Поставим следующую веху – пусть это будет статья Ильи Калинина, опубликованная в 2010 году, «Ностальгическая модернизация: советское прошлое как исторический горизонт», в которой он вновь обратился к теме травматического советского прошлого. К этому моменту исторический горизонт сместился, но вопрос о советском прошлом продолжал беспокоить современников. Тема Калинина – «парадоксальность присутствия советского прошлого в современном общественном сознании и массовой культуре». Он пишет и о травматических эффектах, связанных с «непрекращающимся переживанием (и проживанием) этого прошлого», и о противостоянии «между различными способами его восприятия и описания», и о ностальгии по советскому – о разрыве между «ностальгическим отождествлением с былым советским величием и болезненным ощущением его утраты…» (Заметим, что ностальгия по советскому прошлому стала в 2010‐е годы предметом обширных социально-гуманитарных исследований.) Однако основной тезис Калинина – это диагностирование политической ситуации, четко обозначившейся к этому времени: взятый в перестройку политический курс на разоблачение советского прошлого сменился официальной политикой, «направленной на позитивное перекодирование ностальгии по советскому прошлому в новый российский патриотизм, для которого советское практически полностью лишено какой-либо исторической специфики…»395 Калинин разрабатывает свой тезис на материале памятников, которые появились на улицах Москвы. У меня же возник вопрос: в этой новой ситуации, в 2010 году, являлось ли желание проснуться от «кошмара Истории» (высказанное в 2001 году при обсуждении мемуарной литературы) – желание перестать видеть себя активными участниками или жертвами истории (как это было в девяностые) – по-прежнему острым?

Наша следующая веха – это появление в 2017 году книги Марии Степановой «Памяти памяти»396, ставшей значительным культурным событием, и последовавшие за этим дискуссии. Здесь речь пойдет не столько о самой этой замечательной книге («[п]ройдет пара десятилетий, прежде чем станет понятно, какому ряду и порядку вещей принадлежит эта книга»397), сколько о ее рецепции – дискуссиях о семье и памяти, в которых, по мнению участников, отразились существенные процессы сегодняшней культуры.

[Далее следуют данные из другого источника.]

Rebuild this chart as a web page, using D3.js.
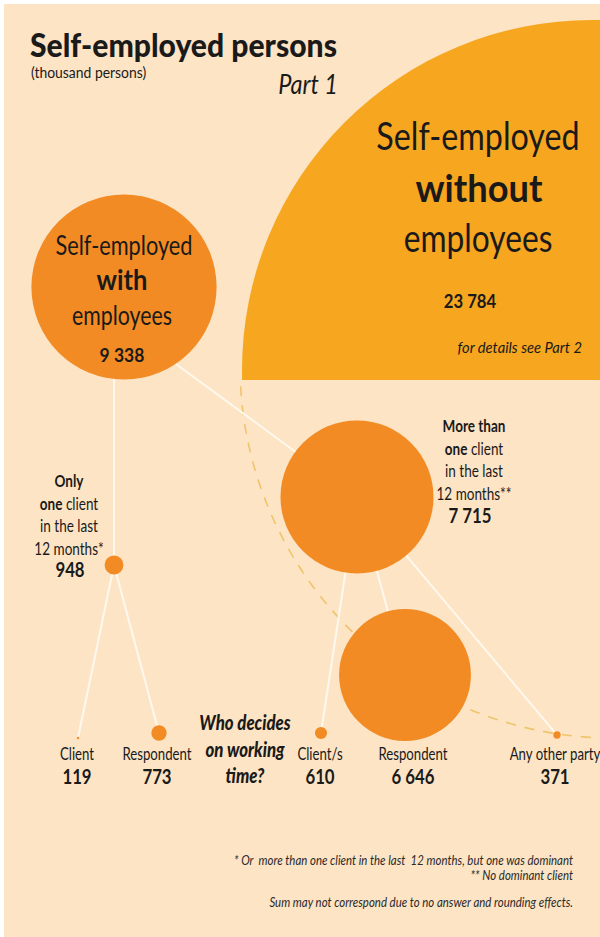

Прежде всего критикам бросилась в глаза парадоксальность задачи, которую поставила себе Мария Степанова (род. 1972): написать историю своей семьи, не вписывая ее при этом в «большую историю». Как пишет Варвара Бабицкая, Степанова «не ищет занимательных или громких сюжетов на фоне событий большой истории». Опираясь на самого автора, критик полагает, что отчасти дело здесь в материале – в семейном архиве, да и в самой семье: «Отчасти такое решение диктует сам материал – архив семьи, почти намеренно и, можно сказать, удачно в истории не наследившей: „Существенная часть усилий моих бабушек и дедушек была направлена как раз на то, чтобы оставаться невидимыми. Достичь искомой неприметности, затеряться в домашней тьме, продержаться в стороне от большой истории с ее экстракрупными нарративами и погрешностями в миллионы человеческих жизней“»398. Другой критик, Лев Оборин, замечает парадоксальность желания, которое стоит за этой книгой («желания, пронесенного через всю жизнь»): «спасти и сохранить, рассказать о своих родных, неприметных на фоне большой истории» (то есть вывести в пространство публичности, из «тьмы малой истории», жизнь людей, которые стремились оставаться невидимыми). При этом критик полагает, что дело не столько в самой семье, сколько в процессе писания книги – в выстраивании своих отношений с семьей и с прошлым (как пишет и сама Степанова, книга получилась больше про нее, чем про семью): «„Памяти памяти“ по методу – исследование, а не семейная хроника»399.